Un jeune homme, Adrien de C…, s’éprend de Paule Giraud, une grande fille brune, qui lui livre sa main avec un étrange sourire. Paule a pour amie Berthe de B… qu’elle a connue au couvent, et avec laquelle elle entretient des rapports assidus. Cette Berthe, une blonde aux yeux gris, aux lèvres rouges, a fait autrefois un mariage d’inclination, si l’on en croit les bruits du monde ; puis son mari l’a quitté, on n’a jamais su pourquoi, tout le monde a donné tort à ce mari qui a dédaigné de se défendre. Aussi, quand elle apprend qu’Adrien veut épouser son amie, Mme de B… cherche-t-elle à la détourner de ce mariage avec une insistance et certains regards qui devraient donner à réfléchir au jeune homme.

Le mariage se fait, et Adrien ne peut arriver à le consommer. Elle entend rester vierge. Elle décourage les tendresses de son mari, elle n’a à lui donner qu’une amitié de sœur. Alors Adrien croit que Paule la trompe. Il l’épie, il la suit ; et, quand il l’a vue entrer furtivement dans une maison inconnue, quand il pense la surprendre dans les bras d’un amant, il la trouve en compagnie de Mme de B…, qu’il lui avait défendu de voir. Rien ne l’éclaire, l’attitude de ces deux femmes le trouve aveugle. Vaincu dans la lutte qu’il soutient, il part, éperdu, sans pouvoir deviner quelle fatalité pèse sur lui. Pour pénétrer au fond de cette infamie, il faut qu’il rencontre à Nice le mari de Berthe, cet homme qui a fui sa femme et qui a accepté la condamnation du monde. L’orgie antique a passé par-là, la lèpre de Lesbos a gagné nos épouses. Adrien, épouvanté, rêve d’arracher Paule à ces hontes. Il décide M. de B…, à rentrer en France, à emmener sa femme d’un côté, pendant qu’il entraînera la sienne d’un autre. Mais Berthe ne lâche pas sa proie, elle rejoint sa compagne, et quand Adrien, plus tard, est appelé auprès de Paule, il la trouve mourante, d’une terrible maladie ; il ne peut plus que la venger en aidant le ciel à noyer Berthe, la fille aux yeux d’or que Balzac a entrevue dans un cauchemar.

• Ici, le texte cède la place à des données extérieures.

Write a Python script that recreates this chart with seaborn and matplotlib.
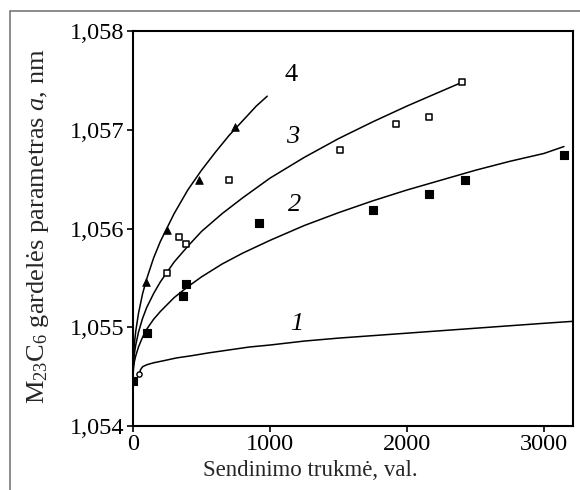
import numpy as np
import pandas as pd
import matplotlib
matplotlib.use("Agg")
import matplotlib.pyplot as plt
from matplotlib.patches import Rectangle
from matplotlib.ticker import FixedLocator, FixedFormatter
import seaborn as sns

# ---------------- data ----------------
# measured points
s1_x = [46]
s1_y = [1.05453]

s2_x = [0, 100, 365, 389, 917, 1754, 2163, 2426, 3146]
s2_y = [1.05446, 1.05494, 1.05532, 1.05544, 1.05606, 1.05619, 1.05635, 1.05649, 1.05674]

s3_x = [245, 336, 389, 698, 1511, 1920, 2161, 2401]
s3_y = [1.05555, 1.05591, 1.05584, 1.05649, 1.05679, 1.05706, 1.05713, 1.05748]

s4_x = [95, 245, 480, 745]
s4_y = [1.05546, 1.05598, 1.05649, 1.05703]

# fitted curves
c1_x = [46, 55, 70, 100, 150, 220, 320, 420, 550, 700, 850, 1000, 1250, 1500,
        1800, 2100, 2400, 2700, 3000, 3212]
c1_y = [1.05453, 1.05457, 1.05460, 1.05462, 1.05464, 1.05466, 1.05469, 1.05471,
        1.05474, 1.05477, 1.05480, 1.05482, 1.05486, 1.05489, 1.05492, 1.05495,
        1.05498, 1.05501, 1.05504, 1.05506]

c2_x = [0, 2, 5, 10, 20, 40, 70, 100, 150, 200, 300, 400, 500, 650, 800, 1000,
        1250, 1500, 1750, 2000, 2250, 2500, 2750, 3000, 3146]
c2_y = [1.05446, 1.05455, 1.05460, 1.05465, 1.05471, 1.05480, 1.05490, 1.05498,
        1.05508, 1.05516, 1.05530, 1.05541, 1.05551, 1.05564, 1.05575, 1.05588,
        1.05603, 1.05616, 1.05628, 1.05639, 1.05649, 1.05659, 1.05668, 1.05676,
        1.05683]

c3_x = [0, 2, 5, 10, 20, 40, 70, 100, 150, 200, 300, 400, 500, 650, 800, 1000,
        1250, 1500, 1750, 2000, 2200, 2401]
c3_y = [1.05446, 1.05459, 1.05466, 1.05473, 1.05482, 1.05495, 1.05509, 1.05520,
        1.05534, 1.05546, 1.05566, 1.05582, 1.05597, 1.05615, 1.05631, 1.05651,
        1.05672, 1.05691, 1.05708, 1.05724, 1.05736, 1.05748]

c4_x = [0, 2, 5, 10, 20, 40, 70, 100, 150, 200, 300, 400, 500, 600, 700, 800,
        900, 980]
c4_y = [1.05446, 1.05464, 1.05473, 1.05483, 1.05496, 1.05514, 1.05534, 1.05549,
        1.05570, 1.05587, 1.05615, 1.05639, 1.05659, 1.05677, 1.05694, 1.05709,
        1.05724, 1.05734]

curve_labels = ["1", "2", "3", "4"]
label_x = [1195, 1182, 1166, 1153]
label_y = [1.05503, 1.05624, 1.05693, 1.05755]

xticks = [0, 1000, 2000, 3000]
xtick_labels = ["0", "1000", "2000", "3000"]
yticks = [1.054, 1.055, 1.056, 1.057, 1.058]
ytick_labels = ["1,054", "1,055", "1,056", "1,057", "1,058"]

x_label = "Sendinimo trukmė, val."
y_label = "M$_{23}$C$_6$ gardelės parametras $a$, nm"

# ---------------- style ----------------
sns.set_style("ticks")
plt.rcParams["font.family"] = ["Liberation Serif", "DejaVu Serif"]
plt.rcParams["mathtext.fontset"] = "custom"
plt.rcParams["mathtext.rm"] = "Liberation Serif"
plt.rcParams["mathtext.it"] = "Liberation Serif:italic"
plt.rcParams["mathtext.bf"] = "Liberation Serif:bold"

fig = plt.figure(figsize=(5.8, 4.9), dpi=100)
ax = fig.add_axes([133 / 580, 1 - 426 / 490, 440 / 580, 395 / 490])

lw = 1.1
for cx, cy in [(c1_x, c1_y), (c2_x, c2_y), (c3_x, c3_y), (c4_x, c4_y)]:
    sns.lineplot(x=cx, y=cy, ax=ax, color="black", lw=lw, sort=False, estimator=None)

sns.scatterplot(x=s2_x, y=s2_y, ax=ax, marker="s", s=30, color="black",
                edgecolor="black", linewidth=0.8, zorder=5)
sns.scatterplot(x=s3_x, y=s3_y, ax=ax, marker="s", s=24, color="white",
                edgecolor="black", linewidth=1.1, zorder=5)
sns.scatterplot(x=s4_x, y=s4_y, ax=ax, marker="^", s=30, color="black",
                edgecolor="black", linewidth=0.6, zorder=5)
sns.scatterplot(x=s1_x, y=s1_y, ax=ax, marker="o", s=14, color="white",
                edgecolor="black", linewidth=1.0, zorder=5)

for i, (lab, lx, ly) in enumerate(zip(curve_labels, label_x, label_y)):
    ax.text(lx, ly, lab, fontsize=19, ha="center", va="center",
            style="normal" if lab == "4" else "italic", color="black")

ax.set_xlim(0, 3212)
ax.set_ylim(1.054, 1.058)
ax.xaxis.set_major_locator(FixedLocator(xticks))
ax.xaxis.set_major_formatter(FixedFormatter(xtick_labels))
ax.yaxis.set_major_locator(FixedLocator(yticks))
ax.yaxis.set_major_formatter(FixedFormatter(ytick_labels))

for sp in ax.spines.values():
    sp.set_linewidth(1.5)
    sp.set_color("black")
ax.tick_params(axis="both", direction="out", length=4, width=1.2, colors="black",
               labelsize=17.5, pad=2)
ax.grid(False)

ax.set_xlabel(x_label, fontsize=16.5)
ax.set_ylabel(y_label, fontsize=19)
ax.xaxis.set_label_coords(0.402, -0.085)
ax.yaxis.set_label_coords(-0.187, 0.505)

fig.add_artist(Rectangle((9.5 / 580, -0.1), 1.2, 1 - 10.5 / 490 + 0.1,
                         transform=fig.transFigure, fill=False,
                         edgecolor="#6e6e6e", linewidth=1.1))

fig.savefig("out.png", dpi=100, facecolor="white")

Telle est l’œuvre. C’est une satire de Juvénal. Seulement, M. Belot est d’une chasteté extrême d’expressions. Il n’a point les verdeurs d’un poète. Il a le ton froid et clair du juge qui descend dans les monstruosités humaines et qui applique en honnête homme les éternelles lois du châtiment. Tout le monde peut le lire. C’est le procès-verbal d’un crime, c’est une audience de Cour d’assises, pendant laquelle toute la fange de notre société est étalée avec une telle sévérité de parole que personne ne songe à rougir.

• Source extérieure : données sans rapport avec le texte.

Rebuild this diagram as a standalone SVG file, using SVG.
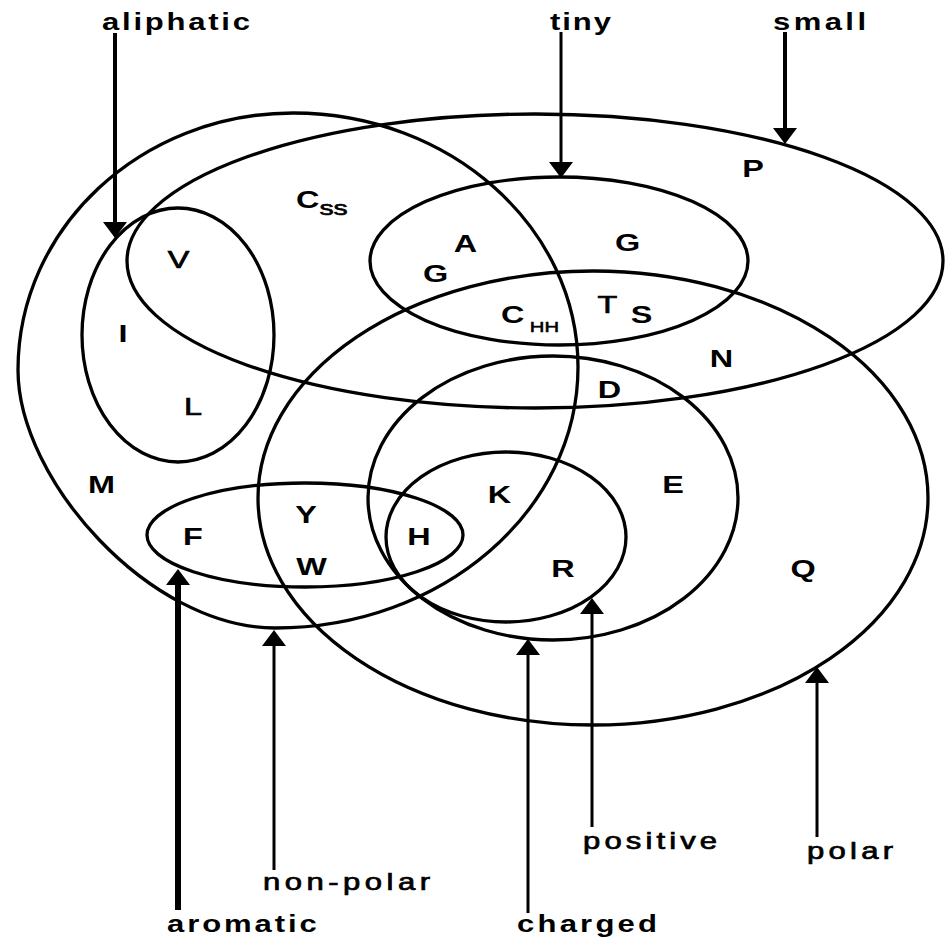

Et la morale du livre est aveuglante. Lorsqu’Adrien tente le salut, la rédemption de Paule, elle lui dit avec des larmes dans la voix : « C’est le couvent qui m’a perdu, c’est cette vie commune avec des compagnes de mon âge. Dites aux mères de garder leurs enfants auprès d’elles et de ne pas le mettre à l’apprentissage du vice ».

Maintenant, que le public fasse à l’œuvre de Belot, le succès qu’il lui plaira. Elle est pour moi, un acte d’honneur et de courage.